**Set exercise:** Write out every line below that includes the word "this".

## begin

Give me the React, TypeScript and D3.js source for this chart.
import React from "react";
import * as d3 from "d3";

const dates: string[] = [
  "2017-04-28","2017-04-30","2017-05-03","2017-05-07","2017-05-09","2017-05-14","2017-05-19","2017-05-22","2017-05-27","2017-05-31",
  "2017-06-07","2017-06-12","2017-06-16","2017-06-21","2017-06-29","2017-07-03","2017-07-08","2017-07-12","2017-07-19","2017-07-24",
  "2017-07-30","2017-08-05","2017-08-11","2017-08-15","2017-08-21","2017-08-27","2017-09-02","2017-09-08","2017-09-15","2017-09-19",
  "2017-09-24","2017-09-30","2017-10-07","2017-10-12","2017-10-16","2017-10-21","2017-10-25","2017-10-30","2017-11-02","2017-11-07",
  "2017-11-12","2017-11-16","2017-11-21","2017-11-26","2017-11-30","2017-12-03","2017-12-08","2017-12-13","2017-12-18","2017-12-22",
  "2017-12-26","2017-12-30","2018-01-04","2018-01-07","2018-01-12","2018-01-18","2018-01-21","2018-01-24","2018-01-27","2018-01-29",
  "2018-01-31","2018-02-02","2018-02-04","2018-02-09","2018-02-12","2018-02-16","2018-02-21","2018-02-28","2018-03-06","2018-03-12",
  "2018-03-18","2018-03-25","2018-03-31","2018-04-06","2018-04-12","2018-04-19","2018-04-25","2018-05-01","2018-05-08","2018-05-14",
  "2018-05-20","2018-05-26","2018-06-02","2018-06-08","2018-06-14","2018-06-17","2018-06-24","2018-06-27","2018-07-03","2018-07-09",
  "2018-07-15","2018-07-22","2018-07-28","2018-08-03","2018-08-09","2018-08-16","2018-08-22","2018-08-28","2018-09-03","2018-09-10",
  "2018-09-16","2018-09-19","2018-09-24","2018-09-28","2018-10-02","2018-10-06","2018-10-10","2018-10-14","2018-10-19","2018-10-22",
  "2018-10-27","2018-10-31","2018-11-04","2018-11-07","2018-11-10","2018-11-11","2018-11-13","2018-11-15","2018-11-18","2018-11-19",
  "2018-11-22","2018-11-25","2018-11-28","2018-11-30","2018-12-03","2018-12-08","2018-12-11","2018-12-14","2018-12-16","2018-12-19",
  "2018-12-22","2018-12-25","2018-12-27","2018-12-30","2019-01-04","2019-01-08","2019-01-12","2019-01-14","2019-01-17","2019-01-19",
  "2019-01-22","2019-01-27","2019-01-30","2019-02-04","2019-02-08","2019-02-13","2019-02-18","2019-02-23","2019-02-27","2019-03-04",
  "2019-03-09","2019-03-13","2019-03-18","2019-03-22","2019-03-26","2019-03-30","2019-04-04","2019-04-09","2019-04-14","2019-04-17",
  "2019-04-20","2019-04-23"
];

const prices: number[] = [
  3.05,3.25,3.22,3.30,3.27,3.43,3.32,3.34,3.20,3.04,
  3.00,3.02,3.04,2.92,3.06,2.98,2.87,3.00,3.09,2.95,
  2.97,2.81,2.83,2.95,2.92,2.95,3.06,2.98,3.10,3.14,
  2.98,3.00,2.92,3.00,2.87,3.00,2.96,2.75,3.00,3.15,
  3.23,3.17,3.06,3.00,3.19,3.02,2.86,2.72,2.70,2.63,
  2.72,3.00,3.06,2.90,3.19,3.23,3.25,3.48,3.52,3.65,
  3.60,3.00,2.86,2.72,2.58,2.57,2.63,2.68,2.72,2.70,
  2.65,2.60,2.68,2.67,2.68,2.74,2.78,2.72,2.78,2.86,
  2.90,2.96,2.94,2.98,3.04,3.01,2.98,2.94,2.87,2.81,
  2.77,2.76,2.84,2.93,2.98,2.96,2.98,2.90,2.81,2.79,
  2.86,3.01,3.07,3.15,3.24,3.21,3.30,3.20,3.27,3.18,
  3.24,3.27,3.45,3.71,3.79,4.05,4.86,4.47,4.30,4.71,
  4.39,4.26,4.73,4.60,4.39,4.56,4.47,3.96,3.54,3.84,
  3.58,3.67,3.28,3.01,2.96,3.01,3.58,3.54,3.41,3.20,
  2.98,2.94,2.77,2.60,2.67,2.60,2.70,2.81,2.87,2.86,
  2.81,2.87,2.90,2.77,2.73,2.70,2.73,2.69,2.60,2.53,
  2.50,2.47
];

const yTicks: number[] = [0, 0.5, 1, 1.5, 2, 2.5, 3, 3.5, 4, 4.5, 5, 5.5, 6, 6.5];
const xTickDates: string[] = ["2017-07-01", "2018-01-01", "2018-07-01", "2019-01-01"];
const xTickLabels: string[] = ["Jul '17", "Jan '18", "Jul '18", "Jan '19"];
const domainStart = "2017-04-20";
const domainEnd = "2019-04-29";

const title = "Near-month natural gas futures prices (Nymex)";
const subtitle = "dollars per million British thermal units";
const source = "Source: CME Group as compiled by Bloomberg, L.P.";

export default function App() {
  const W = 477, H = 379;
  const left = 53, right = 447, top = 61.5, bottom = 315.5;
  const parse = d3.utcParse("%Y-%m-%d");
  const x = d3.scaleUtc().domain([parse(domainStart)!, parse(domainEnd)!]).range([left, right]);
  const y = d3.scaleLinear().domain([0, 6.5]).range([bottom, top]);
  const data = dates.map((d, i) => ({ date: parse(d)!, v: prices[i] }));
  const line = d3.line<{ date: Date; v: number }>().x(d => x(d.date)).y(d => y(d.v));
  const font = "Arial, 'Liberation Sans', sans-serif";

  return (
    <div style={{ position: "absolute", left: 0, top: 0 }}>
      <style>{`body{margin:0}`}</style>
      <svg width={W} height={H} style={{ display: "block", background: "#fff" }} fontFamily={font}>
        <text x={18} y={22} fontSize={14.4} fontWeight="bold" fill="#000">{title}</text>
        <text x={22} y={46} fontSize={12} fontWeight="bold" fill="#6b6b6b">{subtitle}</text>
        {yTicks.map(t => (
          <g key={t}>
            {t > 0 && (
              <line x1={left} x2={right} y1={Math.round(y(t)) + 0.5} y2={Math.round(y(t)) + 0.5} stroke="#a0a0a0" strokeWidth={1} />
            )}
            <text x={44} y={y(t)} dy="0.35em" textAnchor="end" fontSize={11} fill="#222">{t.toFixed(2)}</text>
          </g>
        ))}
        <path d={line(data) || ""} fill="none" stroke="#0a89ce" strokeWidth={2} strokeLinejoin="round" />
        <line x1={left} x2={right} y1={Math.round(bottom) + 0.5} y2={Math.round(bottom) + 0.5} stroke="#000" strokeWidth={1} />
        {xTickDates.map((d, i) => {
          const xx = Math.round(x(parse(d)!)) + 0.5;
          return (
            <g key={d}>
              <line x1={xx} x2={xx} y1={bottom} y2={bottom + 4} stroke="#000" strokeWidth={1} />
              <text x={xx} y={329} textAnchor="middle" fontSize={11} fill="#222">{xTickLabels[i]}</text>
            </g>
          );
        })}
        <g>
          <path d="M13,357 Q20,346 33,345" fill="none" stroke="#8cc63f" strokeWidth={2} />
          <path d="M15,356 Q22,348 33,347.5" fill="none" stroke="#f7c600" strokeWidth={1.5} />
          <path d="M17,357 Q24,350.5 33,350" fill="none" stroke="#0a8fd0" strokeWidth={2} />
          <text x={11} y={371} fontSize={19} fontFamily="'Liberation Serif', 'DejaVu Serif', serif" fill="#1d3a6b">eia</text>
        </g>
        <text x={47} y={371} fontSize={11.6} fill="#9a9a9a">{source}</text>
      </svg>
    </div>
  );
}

## end
## begin

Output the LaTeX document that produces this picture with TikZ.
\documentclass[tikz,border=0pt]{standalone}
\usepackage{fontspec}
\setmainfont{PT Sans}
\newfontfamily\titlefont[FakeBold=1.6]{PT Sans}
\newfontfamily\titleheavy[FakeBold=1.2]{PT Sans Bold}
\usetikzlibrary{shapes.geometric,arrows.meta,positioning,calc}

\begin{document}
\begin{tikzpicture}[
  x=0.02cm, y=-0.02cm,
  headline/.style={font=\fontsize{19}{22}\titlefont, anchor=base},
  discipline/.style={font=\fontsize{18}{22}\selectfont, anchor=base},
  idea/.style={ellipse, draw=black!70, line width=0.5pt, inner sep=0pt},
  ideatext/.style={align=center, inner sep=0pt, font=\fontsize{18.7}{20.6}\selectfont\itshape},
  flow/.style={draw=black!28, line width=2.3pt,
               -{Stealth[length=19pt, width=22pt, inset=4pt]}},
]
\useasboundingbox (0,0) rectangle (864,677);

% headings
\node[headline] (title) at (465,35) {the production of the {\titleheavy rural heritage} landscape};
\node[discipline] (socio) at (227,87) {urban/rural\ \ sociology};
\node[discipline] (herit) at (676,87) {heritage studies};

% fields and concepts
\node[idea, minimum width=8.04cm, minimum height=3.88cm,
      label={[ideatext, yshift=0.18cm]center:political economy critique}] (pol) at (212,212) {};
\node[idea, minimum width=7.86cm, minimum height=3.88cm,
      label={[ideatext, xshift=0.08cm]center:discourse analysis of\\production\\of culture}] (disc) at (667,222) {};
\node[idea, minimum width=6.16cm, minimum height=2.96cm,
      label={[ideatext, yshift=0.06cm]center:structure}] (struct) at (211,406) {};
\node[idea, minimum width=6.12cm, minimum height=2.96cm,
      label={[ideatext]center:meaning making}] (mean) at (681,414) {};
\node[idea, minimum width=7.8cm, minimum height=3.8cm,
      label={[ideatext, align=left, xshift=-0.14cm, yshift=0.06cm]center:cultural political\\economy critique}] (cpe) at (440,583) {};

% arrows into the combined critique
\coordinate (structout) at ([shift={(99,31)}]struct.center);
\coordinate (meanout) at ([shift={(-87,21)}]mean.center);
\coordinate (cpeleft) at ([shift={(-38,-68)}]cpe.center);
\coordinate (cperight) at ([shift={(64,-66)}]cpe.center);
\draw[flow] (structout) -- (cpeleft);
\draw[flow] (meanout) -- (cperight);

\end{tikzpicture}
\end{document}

## end

**Response below:**
Give me the React, TypeScript and D3.js source for this chart.
Output the LaTeX document that produces this picture with TikZ.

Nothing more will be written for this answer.